Figure scripts:
================================

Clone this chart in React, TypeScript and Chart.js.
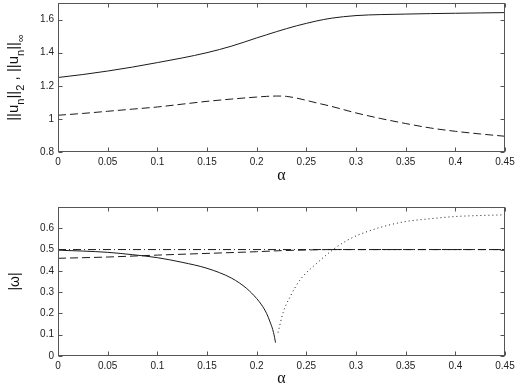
import { useEffect, useRef } from 'react';
import { Chart, registerables } from 'chart.js';

Chart.register(...registerables);
Chart.defaults.font.family = "'Liberation Sans', Arial, sans-serif";

// ---------- data ----------
const xTickValues = [0, 0.05, 0.1, 0.15, 0.2, 0.25, 0.3, 0.35, 0.4, 0.45];
const yTopTickValues = [0.8, 1, 1.2, 1.4, 1.6];
const yBottomTickValues = [0, 0.1, 0.2, 0.3, 0.4, 0.5, 0.6];

// top panel: norms
const alphaNorm = [0, 0.025, 0.05, 0.075, 0.1, 0.125, 0.15, 0.175, 0.2, 0.21, 0.22, 0.23, 0.24, 0.25, 0.26, 0.275, 0.3, 0.325, 0.35, 0.375, 0.4, 0.425, 0.45];
const normSolid = [1.25, 1.268, 1.289, 1.313, 1.34, 1.368, 1.4, 1.44, 1.489, 1.508, 1.527, 1.545, 1.562, 1.577, 1.591, 1.608, 1.624, 1.63, 1.633, 1.636, 1.638, 1.64, 1.642];
const normDashed = [1.022, 1.033, 1.046, 1.059, 1.072, 1.089, 1.106, 1.12, 1.132, 1.136, 1.138, 1.136, 1.126, 1.112, 1.097, 1.076, 1.036, 1.002, 0.972, 0.945, 0.925, 0.909, 0.895];

// bottom panel: |omega|
const alphaOmegaSolid = [0, 0.025, 0.05, 0.075, 0.1, 0.125, 0.15, 0.175, 0.19, 0.2, 0.205, 0.21, 0.2135, 0.217, 0.219];
const omegaSolid = [0.497, 0.493, 0.487, 0.476, 0.462, 0.44, 0.412, 0.365, 0.317, 0.27, 0.24, 0.2, 0.16, 0.11, 0.063];

const alphaOmegaDashed = [0, 0.05, 0.1, 0.15, 0.2, 0.225, 0.25, 0.275, 0.3, 0.35, 0.4, 0.45];
const omegaDashed = [0.459, 0.465, 0.474, 0.482, 0.49, 0.495, 0.498, 0.5, 0.5, 0.5, 0.5, 0.5];

const alphaOmegaDashDot = [0, 0.45];
const omegaDashDot = [0.5, 0.5];

const alphaOmegaDotted = [0.2215, 0.2268, 0.2336, 0.2436, 0.2604, 0.277, 0.2906, 0.302, 0.325, 0.349, 0.375, 0.399, 0.425, 0.45];
const omegaDotted = [0.11, 0.207, 0.278, 0.357, 0.435, 0.5, 0.542, 0.568, 0.605, 0.631, 0.645, 0.655, 0.66, 0.663];

// ---------- styling ----------
const AXIS = '#555';
const LINE = '#1a1a1a';
const TICK_FONT = { size: 10, family: "'Liberation Sans', Arial, sans-serif" };
const TITLE_FONT = { size: 16, family: "'Liberation Serif', 'Times New Roman', serif" };

type Seg = { t: string; sub?: boolean };

const pts = (xs: number[], ys: number[]) => xs.map((x, i) => ({ x, y: ys[i] }));

const framePlugin = {
  id: 'frame',
  afterDatasetsDraw(chart: any) {
    const { ctx, chartArea: a, scales } = chart;
    const l = Math.round(a.left) + 0.5;
    const r = Math.round(a.right) - 0.5;
    const t = Math.round(a.top) + 0.5;
    const b = Math.round(a.bottom) - 0.5;
    ctx.save();
    ctx.strokeStyle = AXIS;
    ctx.lineWidth = 1;
    ctx.strokeRect(l, t, r - l, b - t);
    ctx.beginPath();
    for (const tk of scales.x.ticks) {
      const px = Math.round(scales.x.getPixelForValue(tk.value)) + 0.5;
      ctx.moveTo(px, b); ctx.lineTo(px, b - 4);
      ctx.moveTo(px, t); ctx.lineTo(px, t + 4);
    }
    for (const tk of scales.y.ticks) {
      const py = Math.round(scales.y.getPixelForValue(tk.value)) + 0.5;
      ctx.moveTo(l, py); ctx.lineTo(l + 4, py);
      ctx.moveTo(r, py); ctx.lineTo(r - 4, py);
    }
    ctx.stroke();
    ctx.restore();
  },
};

function labelPlugin(segs: Seg[], baselineX: number, mainSize: number, subSize: number, subShift: number) {
  return {
    id: 'ylabel',
    afterDraw(chart: any) {
      const { ctx, chartArea: a } = chart;
      const main = `${mainSize}px 'Liberation Sans', Arial, sans-serif`;
      const sub = `${subSize}px 'Liberation Sans', Arial, sans-serif`;
      ctx.save();
      let total = 0;
      for (const s of segs) {
        ctx.font = s.sub ? sub : main;
        total += ctx.measureText(s.t).width;
      }
      const cy = (a.top + a.bottom) / 2;
      ctx.translate(baselineX, cy);
      ctx.rotate(-Math.PI / 2);
      ctx.fillStyle = '#111';
      ctx.textAlign = 'left';
      ctx.textBaseline = 'alphabetic';
      let x = -total / 2;
      for (const s of segs) {
        ctx.font = s.sub ? sub : main;
        ctx.fillText(s.t, x, s.sub ? subShift : 0);
        x += ctx.measureText(s.t).width;
      }
      ctx.restore();
    },
  };
}

function makeOptions(ymin: number, ymax: number, yTicks: number[], padTop: number, xAxisHeight: number, titlePadBottom: number) {
  return {
    animation: false,
    responsive: false,
    maintainAspectRatio: false,
    layout: { padding: { top: padTop, left: 0, right: 13, bottom: 0 } },
    plugins: { legend: { display: false }, tooltip: { enabled: false } },
    elements: { point: { radius: 0 }, line: { borderWidth: 1 } },
    scales: {
      x: {
        type: 'linear',
        min: 0,
        max: 0.45,
        grid: { display: false, drawTicks: false },
        border: { display: false },
        ticks: {
          padding: 4,
          color: '#222',
          font: TICK_FONT,
          maxRotation: 0,
          autoSkip: false,
          callback: (v: number) => String(+Number(v).toFixed(2)),
        },
        afterBuildTicks: (s: any) => { s.ticks = xTickValues.map((v) => ({ value: v })); },
        title: { display: true, text: 'α', color: '#111', font: TITLE_FONT, padding: { top: 0, bottom: titlePadBottom } },
        afterFit: (s: any) => { s.height = xAxisHeight; s.paddingLeft = 0; s.paddingRight = 0; },
      },
      y: {
        type: 'linear',
        min: ymin,
        max: ymax,
        grid: { display: false, drawTicks: false },
        border: { display: false },
        ticks: {
          padding: 4,
          color: '#222',
          font: TICK_FONT,
          callback: (v: number) => String(+Number(v).toFixed(2)),
        },
        afterBuildTicks: (s: any) => { s.ticks = yTicks.map((v) => ({ value: v })); },
        afterFit: (s: any) => { s.width = 58; s.paddingTop = 0; s.paddingBottom = 0; },
      },
    },
  };
}

const lineDs = (data: any[], dash: number[]) => ({
  data,
  borderColor: LINE,
  borderWidth: 1,
  borderDash: dash,
  pointRadius: 0,
  fill: false,
  cubicInterpolationMode: 'monotone',
});

export default function App() {
  const topRef = useRef<HTMLCanvasElement>(null);
  const botRef = useRef<HTMLCanvasElement>(null);

  useEffect(() => {
    const c1 = new Chart(topRef.current as HTMLCanvasElement, {
      type: 'line',
      data: {
        datasets: [
          lineDs(pts(alphaNorm, normSolid), []),
          lineDs(pts(alphaNorm, normDashed), [8, 4]),
        ],
      },
      options: makeOptions(0.8, 1.7, yTopTickValues, 3, 38, 5) as any,
      plugins: [
        framePlugin,
        labelPlugin(
          [
            { t: '||u' }, { t: 'n', sub: true }, { t: '||' }, { t: '2', sub: true },
            { t: ' , ||u' }, { t: 'n', sub: true }, { t: '||' }, { t: '∞', sub: true },
          ],
          18, 15, 11, 6
        ),
      ],
    } as any);

    const c2 = new Chart(botRef.current as HTMLCanvasElement, {
      type: 'line',
      data: {
        datasets: [
          lineDs(pts(alphaOmegaDashDot, omegaDashDot), [8, 3, 1, 3]),
          lineDs(pts(alphaOmegaDashed, omegaDashed), [8, 4]),
          lineDs(pts(alphaOmegaSolid, omegaSolid), []),
          lineDs(pts(alphaOmegaDotted, omegaDotted), [1, 3]),
        ],
      },
      options: makeOptions(0, 0.7, yBottomTickValues, 17, 32, 0) as any,
      plugins: [framePlugin, labelPlugin([{ t: '|ω|' }], 19, 14, 10, 5)],
    } as any);

    return () => {
      c1.destroy();
      c2.destroy();
    };
  }, []);

  return (
    <div style={{ position: 'fixed', left: 0, top: 0, width: 518, height: 388, background: '#fff' }}>
      <canvas ref={topRef} width={518} height={190} style={{ position: 'absolute', left: 0, top: 0, display: 'block' }} />
      <canvas ref={botRef} width={518} height={198} style={{ position: 'absolute', left: 0, top: 190, display: 'block' }} />
    </div>
  );
}
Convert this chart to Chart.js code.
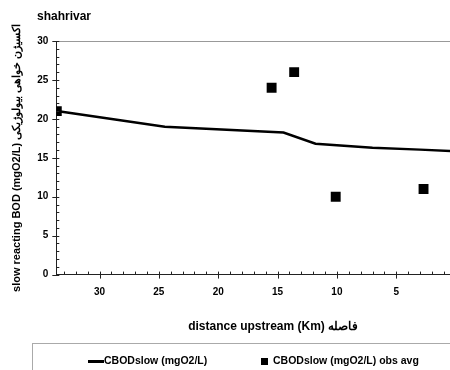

================================

Omitting all pictures, restate exactly the lines of the material from its start through the line that contains "const yBottomTickValues = [0, 0.1, 0.2, 0.3, 0.4, 0.5, 0.6];".

Task solution.
Clone this chart in React, TypeScript and Chart.js.
import { useEffect, useRef } from 'react';
import { Chart, registerables } from 'chart.js';

Chart.register(...registerables);
Chart.defaults.font.family = "'Liberation Sans', Arial, sans-serif";

// ---------- data ----------
const xTickValues = [0, 0.05, 0.1, 0.15, 0.2, 0.25, 0.3, 0.35, 0.4, 0.45];
const yTopTickValues = [0.8, 1, 1.2, 1.4, 1.6];
const yBottomTickValues = [0, 0.1, 0.2, 0.3, 0.4, 0.5, 0.6];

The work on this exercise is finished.